The Partial Allocation Mechanism (PAM) is a mechanism for truthful resource allocation. It is based on the max-product allocation -  the allocation maximizing the product of agents' utilities (also known as the Nash-optimal allocation or the Proportionally-Fair solution; in many cases it is equivalent to the competitive equilibrium from equal incomes). It guarantees to each agent at least 0.368 of his/her utility in the max-product allocation. It was designed by Cole, Gkatzelis and Goel.

Setting 
There are m resources that are assumed to be homogeneous and divisible.

There are n agents, each of whom has a personal function that attributes a numeric value to each "bundle" (combination of resources). The valuations are assumed to be homogeneous functions.

The goal is to decide what "bundle" to give to each agent, where a bundle may contain a fractional amount of each resource.

Crucially, some resources may have to be discarded, i.e., free disposal is assumed.

Monetary payments are not allowed.

Algorithm 
PAM works in the following way.

 Calculate the max-product allocation; denote it by z.
 For each agent i:
 Calculate the max-product allocation when i is not present.
 Let fi = (the product of the other agents in z) / (the max-product of the other agents when i is not present).
 Give to agent i a fraction fi of each resource he gets in z.

Properties 
PAM has the following properties.

 It is a truthful mechanism - each agent's utility is maximized by revealing his/her true valuations.
 For each agent i, the utility of i is at least 1/e ≈ 0.368 of his/her utility in the max-product allocation.
 When the agents have additive linear valuations, the allocation is envy-free.

PA vs VCG 
The PA mechanism, which does not use payments, is analogous to the VCG mechanism, which uses monetary payments. VCG starts by selecting the max-sum allocation, and then for each agent i it calculates the max-sum allocation when i is not present, and pays i the difference (max-sum when i is present)-(max-sum when i is not present). Since the agents are quasilinear, the utility of i is reduced by an additive factor.

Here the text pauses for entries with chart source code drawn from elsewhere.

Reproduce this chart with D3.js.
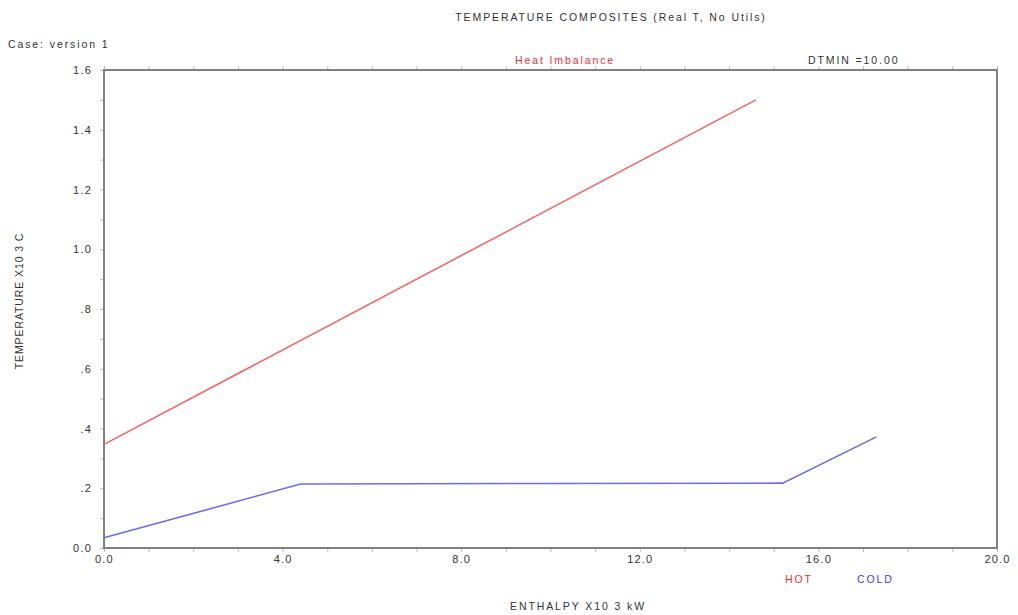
<!DOCTYPE html>
<html><head><meta charset="utf-8">
<script src="https://cdn.jsdelivr.net/npm/d3@7"></script>
<style>body{margin:0;background:#fff}svg{display:block}text{font-family:"Liberation Sans",Arial,sans-serif;fill:#333}</style>
</head><body><div id="chart"></div>
<script>
const hotH = [0.0, 14.6];
const hotT = [0.347, 1.5];
const coldH = [0.0, 4.4, 9.9, 15.2, 17.3];
const coldT = [0.034, 0.214, 0.216, 0.217, 0.372];
const xTicks = [0, 4, 8, 12, 16, 20];
const xTickLabels = ["0.0", "4.0", "8.0", "12.0", "16.0", "20.0"];
const yTicks = [0, 0.2, 0.4, 0.6, 0.8, 1.0, 1.2, 1.4, 1.6];
const yTickLabels = ["0.0", ".2", ".4", ".6", ".8", "1.0", "1.2", "1.4", "1.6"];

const W = 1018, H = 615;
const m = {l: 104, r: 21, t: 70, b: 67};
const svg = d3.select("#chart").append("svg").attr("width", W).attr("height", H);
const x = d3.scaleLinear().domain([0, 20]).range([m.l, W - m.r]);
const y = d3.scaleLinear().domain([0, 1.6]).range([H - m.b, m.t]);

const tickCol = "#bbb";
const FONT = '"Liberation Sans",Arial,sans-serif';
const xMinor = d3.range(0, 20.001, 1);
const yMinor = d3.range(0, 1.6001, 0.1);
const g = svg.append("g");
const bx = g.append("g").attr("transform", `translate(0,${y(0)})`)
  .call(d3.axisBottom(x).tickValues(xMinor).tickSize(4).tickFormat(""));
bx.select(".domain").remove();
bx.selectAll("line").attr("stroke", tickCol);
const bl = g.append("g").attr("transform", `translate(0,${y(0)})`)
  .call(d3.axisBottom(x).tickValues(xTicks).tickSize(0).tickPadding(7).tickFormat((d,i)=>xTickLabels[i]));
bl.select(".domain").remove();
bl.selectAll("text").attr("font-size", 11).style("font-family", FONT).style("letter-spacing", "1.2px").attr("fill", "#444");
const tx = g.append("g").attr("transform", `translate(0,${y(1.6)})`)
  .call(d3.axisTop(x).tickValues(xMinor).tickSize(4).tickFormat(""));
tx.select(".domain").remove();
tx.selectAll("line").attr("stroke", tickCol);
const ly = g.append("g").attr("transform", `translate(${x(0)},0)`)
  .call(d3.axisLeft(y).tickValues(yMinor).tickSize(4).tickFormat(""));
ly.select(".domain").remove();
ly.selectAll("line").attr("stroke", tickCol);
const ll = g.append("g").attr("transform", `translate(${x(0)},0)`)
  .call(d3.axisLeft(y).tickValues(yTicks).tickSize(0).tickPadding(12).tickFormat((d,i)=>yTickLabels[i]));
ll.select(".domain").remove();
ll.selectAll("text").attr("font-size", 11).style("font-family", FONT).style("letter-spacing", "1.2px").attr("fill", "#444");

svg.append("rect").attr("x", x(0)).attr("y", y(1.6)).attr("width", x(20) - x(0)).attr("height", y(0) - y(1.6))
  .attr("fill", "none").attr("stroke", "#808080").attr("stroke-width", 2);

const line = d3.line().x(d => x(d[0])).y(d => y(d[1]));
svg.append("path").datum(hotH.map((h,i)=>[h, hotT[i]])).attr("d", line)
  .attr("fill", "none").attr("stroke", "#f06868").attr("stroke-width", 1.6);
svg.append("path").datum(coldH.map((h,i)=>[h, coldT[i]])).attr("d", line)
  .attr("fill", "none").attr("stroke", "#6c6cf0").attr("stroke-width", 1.6);

function txt(xp, yp, s, opts = {}) {
  const t = svg.append("text").attr("x", xp).attr("y", yp).attr("font-size", 10.5)
    .style("letter-spacing", "1.9px").text(s);
  if (opts.anchor) t.attr("text-anchor", opts.anchor);
  if (opts.fill) t.style("fill", opts.fill);
  return t;
}
txt(611, 21, "TEMPERATURE COMPOSITES (Real T, No Utils)", {anchor: "middle"});
txt(8, 48, "Case: version 1");
txt(565, 64, "Heat Imbalance", {anchor: "middle", fill: "#f03030"});
txt(808, 64, "DTMIN =10.00");
svg.append("text").attr("transform", `translate(23,301) rotate(-90)`).attr("text-anchor", "middle")
  .attr("font-size", 10.5).style("letter-spacing", "0.9px").text("TEMPERATURE X10 3 C");
txt(578, 610, "ENTHALPY X10 3 kW", {anchor: "middle"});
txt(785, 583, "HOT", {fill: "#f03030"});
txt(857, 583, "COLD", {fill: "#4040e0"});
</script></body></html>
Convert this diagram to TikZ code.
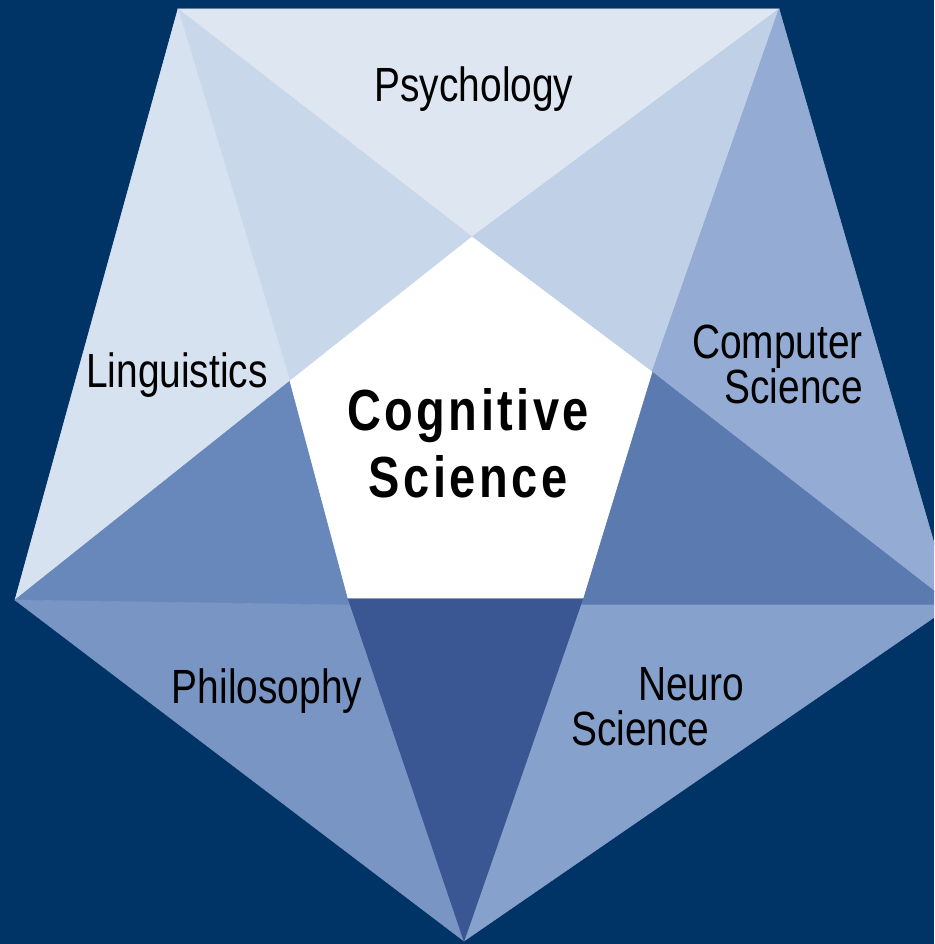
\documentclass[tikz,border=0pt]{standalone}
\usepackage{fontspec}
\usetikzlibrary{positioning}
\newfontfamily\fieldfont[FakeStretch=0.81]{Liberation Sans}
\newfontfamily\corefont[FakeStretch=0.81,LetterSpace=6]{Liberation Sans}
\definecolor{navy}{RGB}{0,51,102}
\definecolor{psychblue}{RGB}{222,230,242}
\definecolor{upleftblue}{RGB}{201,215,234}
\definecolor{lingblue}{RGB}{215,226,240}
\definecolor{uprightblue}{RGB}{192,208,231}
\definecolor{csblue}{RGB}{148,172,212}
\definecolor{rightblue}{RGB}{91,122,176}
\definecolor{neuroblue}{RGB}{134,161,203}
\definecolor{deepblue}{RGB}{58,87,148}
\definecolor{philblue}{RGB}{120,149,196}
\definecolor{leftblue}{RGB}{104,136,187}
\tikzset{facet/.style={fill=#1,draw=#1,line width=0.6pt,line join=round},
     field/.style={
       font=\fieldfont\fontsize{48}{45}\selectfont,
       inner sep=0,
       text=black
     },
     core/.style={
       font=\corefont\bfseries\fontsize{58}{67}\selectfont,
       inner sep=0,
       align=center,
       text=black
     }
}

\begin{document}
\begin{tikzpicture}[x=1pt,y=-1pt]
    \fill[navy] (0,0) rectangle (934,944);
    \useasboundingbox (0,0) rectangle (934,944);
    \clip (0,0) rectangle (934,944);

    \coordinate (otl) at (178,9);
    \coordinate (otr) at (779,9);
    \coordinate (or) at (952,605);
    \coordinate (ob) at (464,941);
    \coordinate (ol) at (15,600);
    \coordinate (itop) at (472,237);
    \coordinate (ir) at (652,372);
    \coordinate (ibr) at (583,598);
    \coordinate (ibl) at (348,598);
    \coordinate (il) at (290,381);
    \coordinate (pl) at (350,605);
    \coordinate (pr) at (581,605);

    \path[facet=psychblue] (otl) -- (otr) -- (itop) -- cycle;
    \path[facet=upleftblue] (otl) -- (itop) -- (il) -- cycle;
    \path[facet=lingblue] (otl) -- (il) -- (ol) -- cycle;
    \path[facet=uprightblue] (itop) -- (otr) -- (ir) -- cycle;
    \path[facet=csblue] (ir) -- (otr) -- (or) -- cycle;
    \path[facet=leftblue] (ol) -- (il) -- (ibl) -- (pl) -- cycle;
    \path[facet=philblue] (ol) -- (pl) -- (ob) -- cycle;
    \path[facet=rightblue] (ibr) -- (ir) -- (or) -- (pr) -- cycle;
    \path[facet=neuroblue] (pr) -- (or) -- (ob) -- cycle;
    \path[facet=deepblue] (ibl) -- (ibr) -- (ob) -- cycle;
    \path[facet=white] (itop) -- (ir) -- (ibr) -- (ibl) -- (il) -- cycle;

    \node[field,anchor=base] (psychology) at (474,102) {Psychology};
    \node[field,anchor=base] (linguistics) at (177,387) {Linguistics};
    \node[field,anchor=base] (philosophy) at (267,703) {Philosophy};
    \node[field,align=right,anchor=base east] (compsci) at (863,403) {Computer\\Science};
    \node[field,align=left,anchor=base west] (neurosci) at (571,745) {\hspace*{67pt}Neuro\\Science};
    \node[core,anchor=base] (cogsci) at (468,497) {Cognitive\\Science};
\end{tikzpicture}
\end{document}
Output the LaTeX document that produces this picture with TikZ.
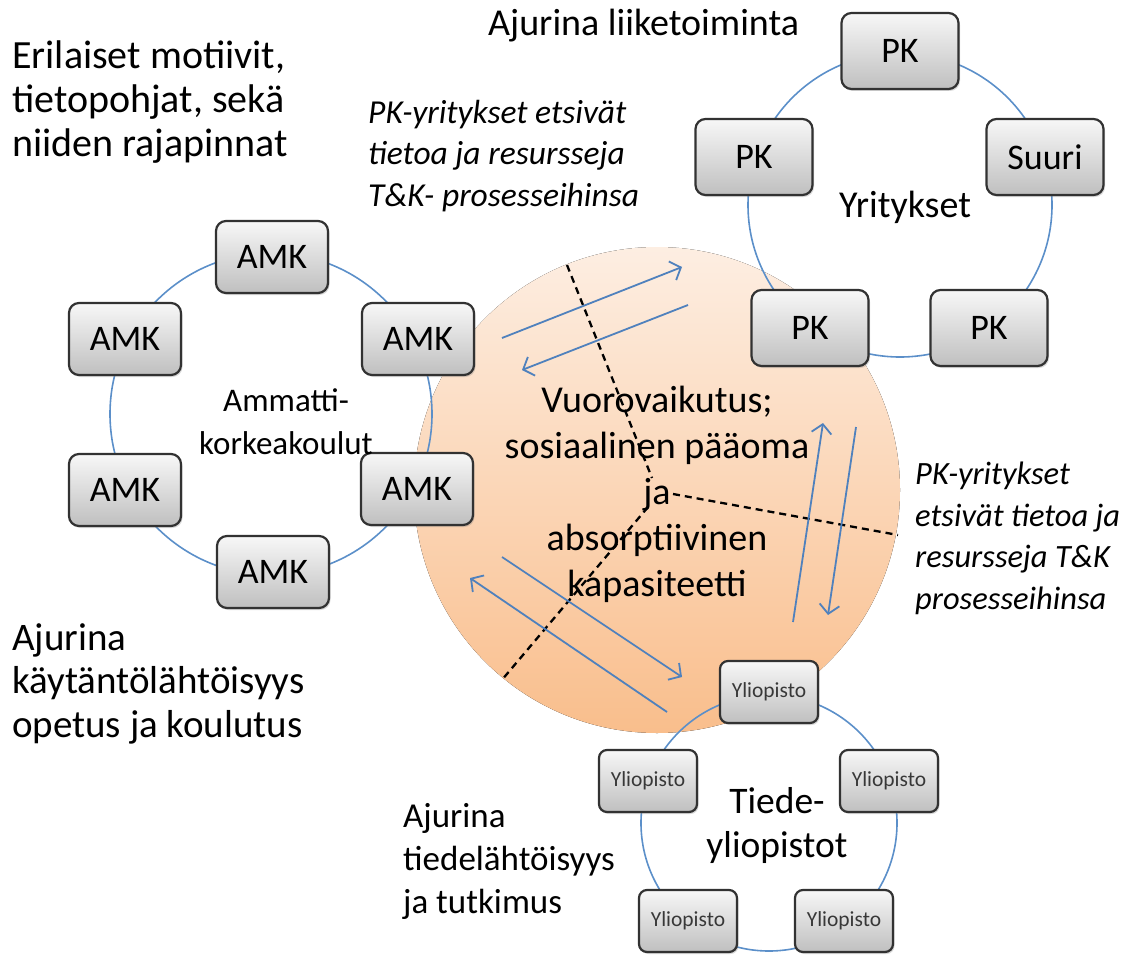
\documentclass[tikz,border=0pt]{standalone}
\usepackage{fontspec}
\setmainfont{Carlito}
\usetikzlibrary{arrows.meta,shadows}

\definecolor{ringblue}{RGB}{91,143,201}
\definecolor{arrowblue}{RGB}{79,129,189}
\definecolor{peachtop}{RGB}{253,238,226}
\definecolor{peachbot}{RGB}{249,190,140}
\definecolor{boxedge}{RGB}{50,50,50}

\begin{document}
\begin{tikzpicture}[x=1pt,y=-1pt,
  box/.style={draw=boxedge, line width=2.2pt, rounded corners=10pt,
    top color=black!3, bottom color=black!25,
    minimum width=114pt, minimum height=74pt, inner sep=0pt,
    font=\fontsize{36}{40}\selectfont,
    drop shadow={shadow xshift=1.5pt, shadow yshift=-2pt, opacity=0.3}},
  unibox/.style={box, minimum width=98pt, minimum height=62pt,
    rounded corners=8pt, font=\fontsize{21.5}{24}\selectfont, text=black!78},
  ring/.style={draw=ringblue, line width=1.6pt},
  flow/.style={draw=arrowblue, line width=1.8pt,
    -{Straight Barb[length=9pt,width=20pt,line width=1.8pt]}},
  border/.style={draw=black, line width=2.3pt, dash pattern=on 7pt off 5pt},
  label/.style={font=\fontsize{36}{44}\selectfont, inner sep=0pt},
  note/.style={font=\itshape\fontsize{32.5}{41.5}\selectfont, inner sep=0pt, align=left}
]
\useasboundingbox (0,0) rectangle (1135,955);

% shared centre: interaction zone
\coordinate (hub) at (657,490);
\fill[top color=peachtop, bottom color=peachbot] (hub) circle[radius=243];

% boundaries between the three knowledge bases
\coordinate (bTop) at (567,265);
\coordinate (bTopEnd) at (652,478);
\coordinate (bRight) at (673,494);
\coordinate (bRightEnd) at (898,535);
\coordinate (bLow) at (648,507);
\coordinate (bLowEnd) at (501,681);
\draw[border] (bTop) -- (bTopEnd);
\draw[border] (bRight) -- (bRightEnd);
\draw[border] (bLow) -- (bLowEnd);

% knowledge flows
\coordinate (f1a) at (502,338); \coordinate (f1b) at (682,267);
\coordinate (f2a) at (688,305); \coordinate (f2b) at (522,370);
\coordinate (f3a) at (793,622); \coordinate (f3b) at (823,423);
\coordinate (f4a) at (856,427); \coordinate (f4b) at (828,615);
\coordinate (f5a) at (502,557); \coordinate (f5b) at (682,677);
\coordinate (f6a) at (667,712); \coordinate (f6b) at (470,578);
\draw[flow] (f1a) -- (f1b);
\draw[flow] (f2a) -- (f2b);
\draw[flow] (f3a) -- (f3b);
\draw[flow] (f4a) -- (f4b);
\draw[flow] (f5a) -- (f5b);
\draw[flow] (f6a) -- (f6b);

% the three networks
\coordinate (amkC) at (271,414);
\coordinate (pkC) at (900,205);
\coordinate (yoC) at (769,823);
\draw[ring] (amkC) circle[radius=161];
\draw[ring] (pkC) circle[radius=152];
\draw[ring] (yoC) circle[radius=128];

\node[box, minimum width=112pt, minimum height=72pt] (amk1) at (272,257) {AMK};
\node[box, minimum width=112pt, minimum height=72pt] (amk2) at (418,339) {AMK};
\node[box, minimum width=112pt, minimum height=72pt] (amk3) at (417,489) {AMK};
\node[box, minimum width=112pt, minimum height=72pt] (amk4) at (273,572) {AMK};
\node[box, minimum width=112pt, minimum height=72pt] (amk5) at (125,490) {AMK};
\node[box, minimum width=112pt, minimum height=72pt] (amk6) at (125,339) {AMK};

\node[box, minimum width=117pt, minimum height=76pt] (pk1) at (900,51) {PK};
\node[box, minimum width=117pt, minimum height=76pt] (suuri) at (1045,157) {Suuri};
\node[box, minimum width=117pt, minimum height=76pt] (pk2) at (989,328) {PK};
\node[box, minimum width=117pt, minimum height=76pt] (pk3) at (810,328) {PK};
\node[box, minimum width=117pt, minimum height=76pt] (pk4) at (754,157) {PK};

\node[unibox] (yo1) at (769,692) {Yliopisto};
\node[unibox] (yo2) at (889,781) {Yliopisto};
\node[unibox] (yo3) at (844,921) {Yliopisto};
\node[unibox] (yo4) at (688,921) {Yliopisto};
\node[unibox] (yo5) at (648,781) {Yliopisto};

% labels
\node[label, anchor=north, align=center, font=\fontsize{33}{43}\selectfont] (amkLabel) at (286,388) {Ammatti-\\korkeakoulut};
\node[label, anchor=base, font=\fontsize{38}{44}\selectfont] (pkLabel) at (905,217) {Yritykset};
\node[label, anchor=north, align=center, font=\fontsize{37.5}{44}\selectfont] (yoLabel) at (777,787) {Tiede-\\yliopistot};
\node[label, anchor=north, align=center, font=\fontsize{38}{46}\selectfont] (hubLabel) at (657,386)
  {Vuorovaikutus;\\sosiaalinen pääoma\\ja\\absorptiivinen\\kapasiteetti};

\node[label, anchor=north west, align=left, font=\fontsize{40}{44}\selectfont] (motives) at (12,41)
  {Erilaiset motiivit,\\tietopohjat, sekä\\niiden rajapinnat};
\node[label, anchor=north west, font=\fontsize{38}{44}\selectfont] (driverBiz) at (488,9) {Ajurina liiketoiminta};
\node[label, anchor=north west, align=left, font=\fontsize{39}{43.5}\selectfont] (driverAmk) at (12,623)
  {Ajurina\\käytäntölähtöisyys\\opetus ja koulutus};
\node[label, anchor=north west, align=left, font=\fontsize{35}{43}\selectfont] (driverYo) at (403,803)
  {Ajurina\\tiedelähtöisyys\\ja tutkimus};

\node[note, anchor=north west, font=\itshape\fontsize{33.5}{41.5}\selectfont] (noteTop) at (368,100)
  {PK-yritykset etsivät\\tietoa ja resursseja\\T\&K- prosesseihinsa};
\node[note, anchor=north west] (noteRight) at (915,462)
  {PK-yritykset\\etsivät tietoa ja\\resursseja T\&K\\prosesseihinsa};
\end{tikzpicture}
\end{document}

In contrast, PA does not use monetary payments, and the agents' utilities are reduced by a multiplicative factor, by taking away some of their resources.

Optimality 
It is not known whether the fraction of 0.368 is optimal. However, there is provably no truthful mechanism that can guarantee to each agent more than 0.5 of the max-product utility.

Extensions 
The PAM has been used as a subroutine in a truthful cardinal mechanism for one-sided matching.